Problem description:
Everything from the line containing "Write the TikZ code for this diagram." through the line containing "(480,127.5) .. (540,127);" should be repeated exactly, and nothing else from the data.

Entries taken from a collection
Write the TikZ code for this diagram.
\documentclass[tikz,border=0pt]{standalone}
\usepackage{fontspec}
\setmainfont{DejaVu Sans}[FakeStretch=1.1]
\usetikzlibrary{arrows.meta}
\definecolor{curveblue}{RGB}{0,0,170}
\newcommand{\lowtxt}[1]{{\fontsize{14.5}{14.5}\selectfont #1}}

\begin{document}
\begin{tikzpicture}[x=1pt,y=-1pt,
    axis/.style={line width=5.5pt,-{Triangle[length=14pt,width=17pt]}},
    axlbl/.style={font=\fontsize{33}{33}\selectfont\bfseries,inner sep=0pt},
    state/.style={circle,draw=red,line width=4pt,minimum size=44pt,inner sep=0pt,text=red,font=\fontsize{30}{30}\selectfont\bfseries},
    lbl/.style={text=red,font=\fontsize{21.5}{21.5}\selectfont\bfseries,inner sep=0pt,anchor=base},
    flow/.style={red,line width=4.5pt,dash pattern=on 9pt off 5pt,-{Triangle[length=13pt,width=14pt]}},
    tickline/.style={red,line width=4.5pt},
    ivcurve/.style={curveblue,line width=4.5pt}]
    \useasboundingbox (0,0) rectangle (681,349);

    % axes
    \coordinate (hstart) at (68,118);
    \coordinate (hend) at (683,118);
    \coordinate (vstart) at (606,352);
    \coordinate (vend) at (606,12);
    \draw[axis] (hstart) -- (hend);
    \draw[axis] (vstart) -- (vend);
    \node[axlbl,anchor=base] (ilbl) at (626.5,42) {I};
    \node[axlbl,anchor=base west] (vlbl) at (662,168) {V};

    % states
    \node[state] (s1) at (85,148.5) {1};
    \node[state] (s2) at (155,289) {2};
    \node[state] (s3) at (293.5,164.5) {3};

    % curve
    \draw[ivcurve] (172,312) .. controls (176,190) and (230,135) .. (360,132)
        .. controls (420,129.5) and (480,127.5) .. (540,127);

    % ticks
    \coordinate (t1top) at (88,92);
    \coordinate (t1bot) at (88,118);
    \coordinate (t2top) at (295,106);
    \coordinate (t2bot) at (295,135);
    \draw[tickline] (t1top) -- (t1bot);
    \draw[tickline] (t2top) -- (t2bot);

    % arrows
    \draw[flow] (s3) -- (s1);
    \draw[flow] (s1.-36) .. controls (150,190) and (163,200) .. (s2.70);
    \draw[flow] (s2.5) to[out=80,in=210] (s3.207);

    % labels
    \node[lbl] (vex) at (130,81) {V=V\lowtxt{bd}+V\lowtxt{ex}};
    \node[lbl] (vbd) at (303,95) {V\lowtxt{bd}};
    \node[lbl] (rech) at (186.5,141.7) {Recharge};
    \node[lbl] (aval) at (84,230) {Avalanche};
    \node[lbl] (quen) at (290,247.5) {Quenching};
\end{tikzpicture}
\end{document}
---
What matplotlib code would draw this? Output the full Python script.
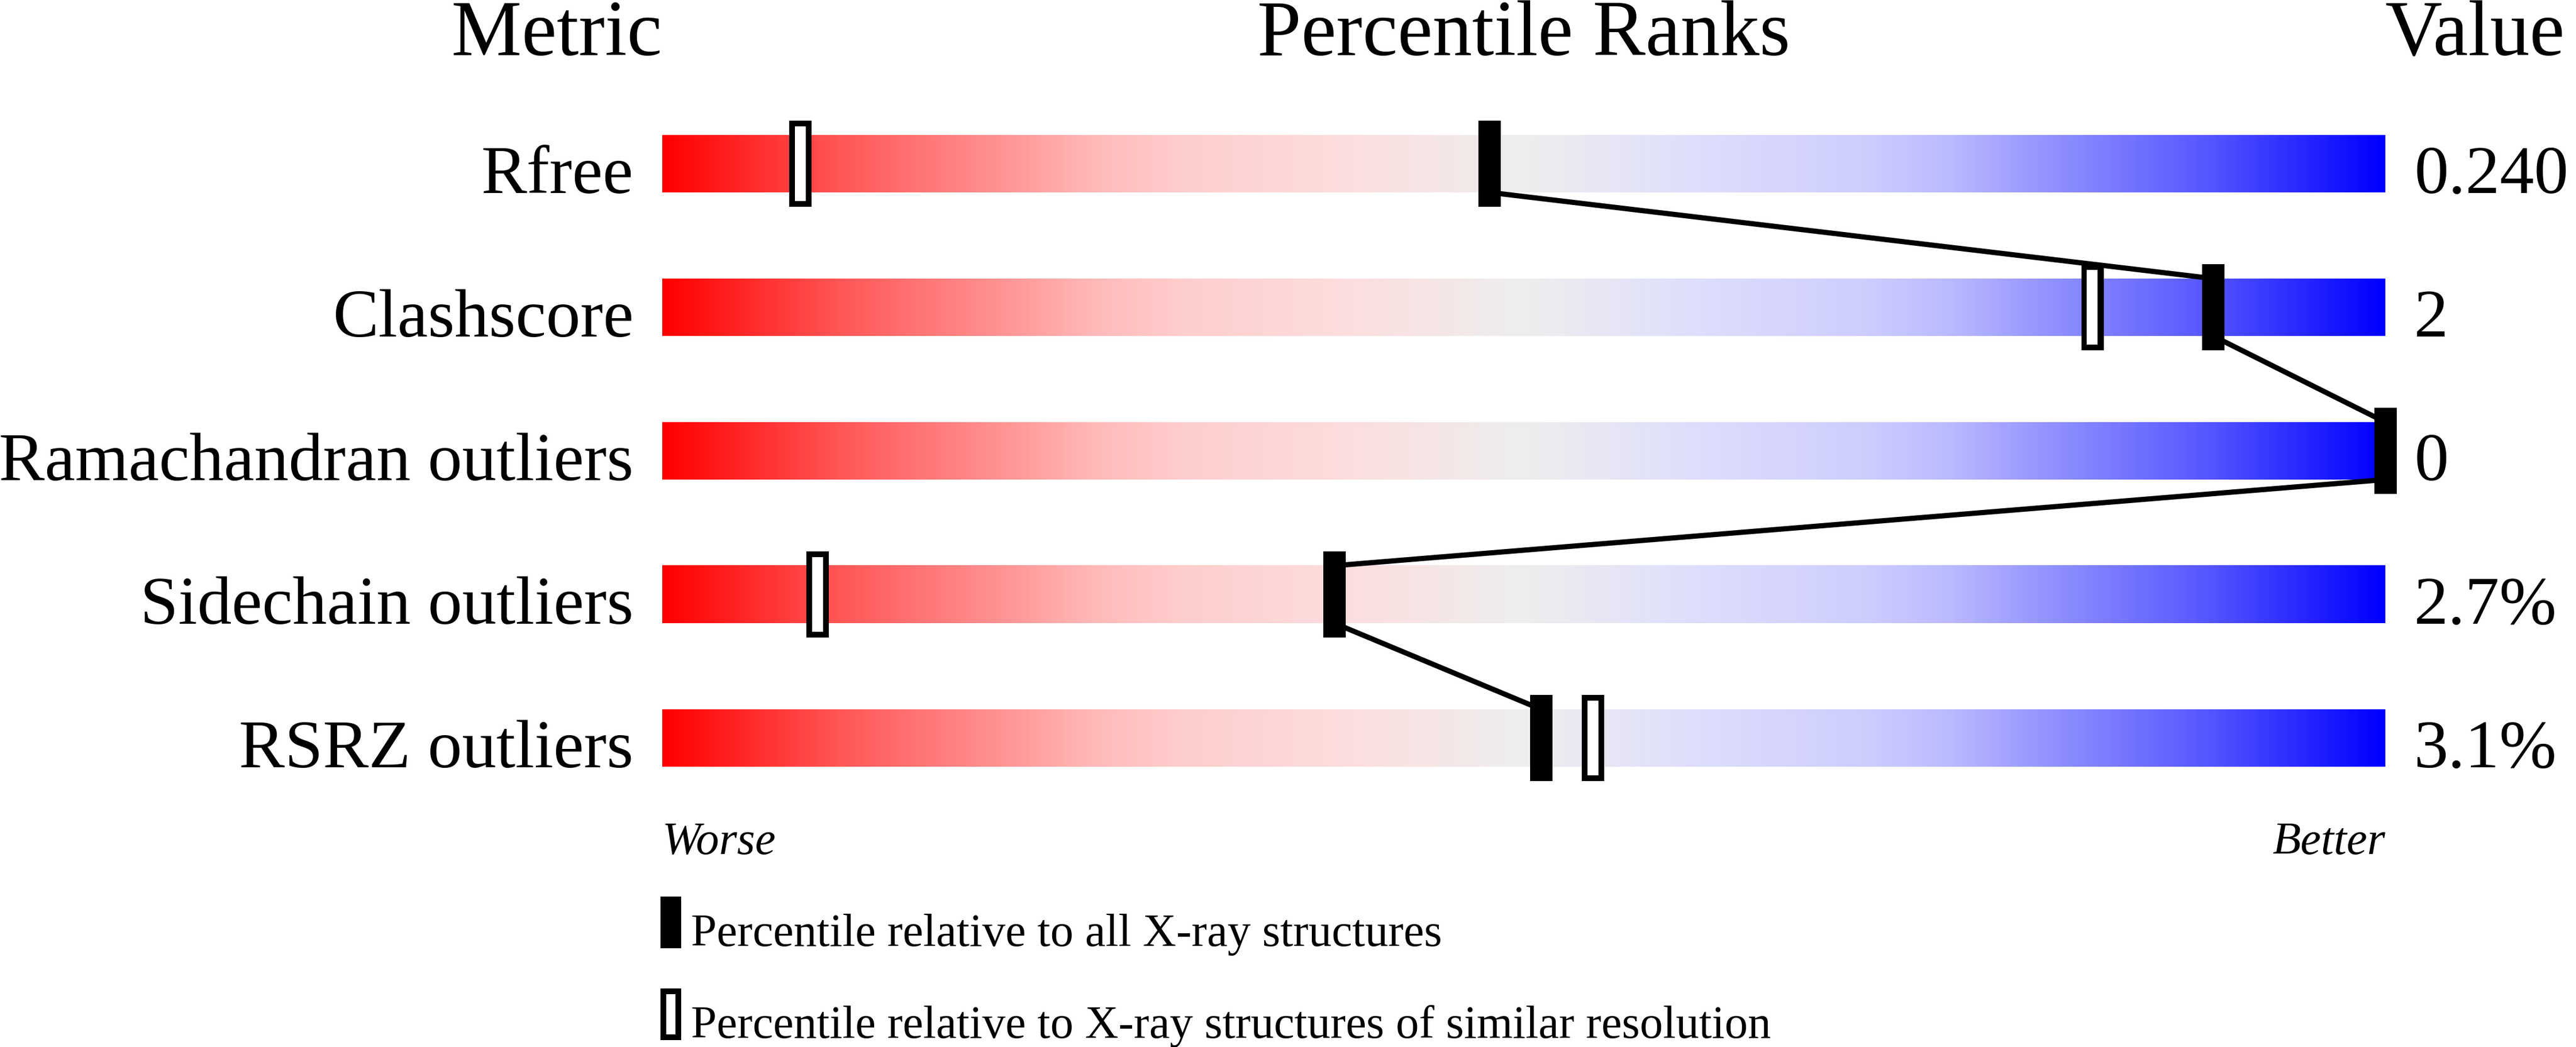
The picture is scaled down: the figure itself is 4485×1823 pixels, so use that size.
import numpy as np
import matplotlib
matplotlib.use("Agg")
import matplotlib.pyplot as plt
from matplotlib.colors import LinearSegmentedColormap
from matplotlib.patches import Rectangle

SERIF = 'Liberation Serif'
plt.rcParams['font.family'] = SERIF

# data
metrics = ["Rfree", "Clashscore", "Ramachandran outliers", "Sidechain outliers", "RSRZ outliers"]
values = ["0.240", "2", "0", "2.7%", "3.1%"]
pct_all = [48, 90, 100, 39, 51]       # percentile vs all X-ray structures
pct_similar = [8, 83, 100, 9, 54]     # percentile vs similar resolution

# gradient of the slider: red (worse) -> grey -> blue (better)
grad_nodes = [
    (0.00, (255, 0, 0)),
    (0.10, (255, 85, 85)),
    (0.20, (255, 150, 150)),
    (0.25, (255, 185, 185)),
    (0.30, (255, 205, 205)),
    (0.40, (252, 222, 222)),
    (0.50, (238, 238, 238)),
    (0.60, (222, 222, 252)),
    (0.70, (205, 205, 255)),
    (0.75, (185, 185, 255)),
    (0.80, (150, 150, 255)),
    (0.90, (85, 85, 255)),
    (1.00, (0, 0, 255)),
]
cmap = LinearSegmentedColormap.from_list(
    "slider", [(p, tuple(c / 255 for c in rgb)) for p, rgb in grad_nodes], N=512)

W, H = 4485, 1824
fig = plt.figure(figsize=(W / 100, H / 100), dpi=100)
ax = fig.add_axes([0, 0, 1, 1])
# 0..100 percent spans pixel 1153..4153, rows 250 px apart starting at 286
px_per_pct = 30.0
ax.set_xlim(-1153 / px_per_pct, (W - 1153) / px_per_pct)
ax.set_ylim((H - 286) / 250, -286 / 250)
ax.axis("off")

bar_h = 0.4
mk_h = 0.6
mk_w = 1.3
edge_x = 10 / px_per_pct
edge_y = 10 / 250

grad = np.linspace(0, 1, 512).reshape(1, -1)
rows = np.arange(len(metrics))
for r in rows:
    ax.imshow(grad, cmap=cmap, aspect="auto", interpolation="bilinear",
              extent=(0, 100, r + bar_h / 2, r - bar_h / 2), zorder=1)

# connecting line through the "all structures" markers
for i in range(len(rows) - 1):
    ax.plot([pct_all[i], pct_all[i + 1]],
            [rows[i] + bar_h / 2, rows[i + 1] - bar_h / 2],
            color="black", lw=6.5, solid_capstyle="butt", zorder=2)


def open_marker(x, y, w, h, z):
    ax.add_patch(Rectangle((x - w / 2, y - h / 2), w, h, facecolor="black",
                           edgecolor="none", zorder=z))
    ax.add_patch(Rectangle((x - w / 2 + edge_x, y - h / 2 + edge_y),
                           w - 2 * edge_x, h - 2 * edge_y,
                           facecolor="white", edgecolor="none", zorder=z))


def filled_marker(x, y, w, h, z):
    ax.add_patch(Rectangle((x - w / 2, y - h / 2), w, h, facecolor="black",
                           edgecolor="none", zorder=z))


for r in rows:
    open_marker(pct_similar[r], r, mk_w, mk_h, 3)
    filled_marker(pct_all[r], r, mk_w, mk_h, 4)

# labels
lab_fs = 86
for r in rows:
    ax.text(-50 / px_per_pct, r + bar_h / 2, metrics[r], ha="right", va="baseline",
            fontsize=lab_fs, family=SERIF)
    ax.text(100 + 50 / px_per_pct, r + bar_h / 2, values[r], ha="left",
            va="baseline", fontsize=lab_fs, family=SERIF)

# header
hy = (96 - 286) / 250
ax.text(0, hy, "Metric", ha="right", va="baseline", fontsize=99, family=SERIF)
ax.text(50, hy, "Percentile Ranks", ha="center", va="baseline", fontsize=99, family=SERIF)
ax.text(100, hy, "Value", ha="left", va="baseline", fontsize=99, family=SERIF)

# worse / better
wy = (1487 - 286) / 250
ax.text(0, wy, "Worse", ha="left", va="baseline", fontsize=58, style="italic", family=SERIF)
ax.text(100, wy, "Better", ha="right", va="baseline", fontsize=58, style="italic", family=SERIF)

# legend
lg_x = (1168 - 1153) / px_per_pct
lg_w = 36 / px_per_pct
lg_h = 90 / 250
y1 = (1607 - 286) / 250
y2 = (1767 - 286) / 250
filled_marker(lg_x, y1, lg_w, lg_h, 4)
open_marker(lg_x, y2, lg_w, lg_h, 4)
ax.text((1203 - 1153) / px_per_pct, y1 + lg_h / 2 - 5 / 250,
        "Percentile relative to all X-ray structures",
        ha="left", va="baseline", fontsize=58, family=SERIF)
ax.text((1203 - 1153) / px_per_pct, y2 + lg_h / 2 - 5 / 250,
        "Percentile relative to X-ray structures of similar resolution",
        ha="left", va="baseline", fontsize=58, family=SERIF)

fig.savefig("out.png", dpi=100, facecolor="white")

Full answer:
Write the TikZ code for this diagram.
\documentclass[tikz,border=0pt]{standalone}
\usepackage{fontspec}
\setmainfont{DejaVu Sans}[FakeStretch=1.1]
\usetikzlibrary{arrows.meta}
\definecolor{curveblue}{RGB}{0,0,170}
\newcommand{\lowtxt}[1]{{\fontsize{14.5}{14.5}\selectfont #1}}

\begin{document}
\begin{tikzpicture}[x=1pt,y=-1pt,
    axis/.style={line width=5.5pt,-{Triangle[length=14pt,width=17pt]}},
    axlbl/.style={font=\fontsize{33}{33}\selectfont\bfseries,inner sep=0pt},
    state/.style={circle,draw=red,line width=4pt,minimum size=44pt,inner sep=0pt,text=red,font=\fontsize{30}{30}\selectfont\bfseries},
    lbl/.style={text=red,font=\fontsize{21.5}{21.5}\selectfont\bfseries,inner sep=0pt,anchor=base},
    flow/.style={red,line width=4.5pt,dash pattern=on 9pt off 5pt,-{Triangle[length=13pt,width=14pt]}},
    tickline/.style={red,line width=4.5pt},
    ivcurve/.style={curveblue,line width=4.5pt}]
    \useasboundingbox (0,0) rectangle (681,349);

    % axes
    \coordinate (hstart) at (68,118);
    \coordinate (hend) at (683,118);
    \coordinate (vstart) at (606,352);
    \coordinate (vend) at (606,12);
    \draw[axis] (hstart) -- (hend);
    \draw[axis] (vstart) -- (vend);
    \node[axlbl,anchor=base] (ilbl) at (626.5,42) {I};
    \node[axlbl,anchor=base west] (vlbl) at (662,168) {V};

    % states
    \node[state] (s1) at (85,148.5) {1};
    \node[state] (s2) at (155,289) {2};
    \node[state] (s3) at (293.5,164.5) {3};

    % curve
    \draw[ivcurve] (172,312) .. controls (176,190) and (230,135) .. (360,132)
        .. controls (420,129.5) and (480,127.5) .. (540,127);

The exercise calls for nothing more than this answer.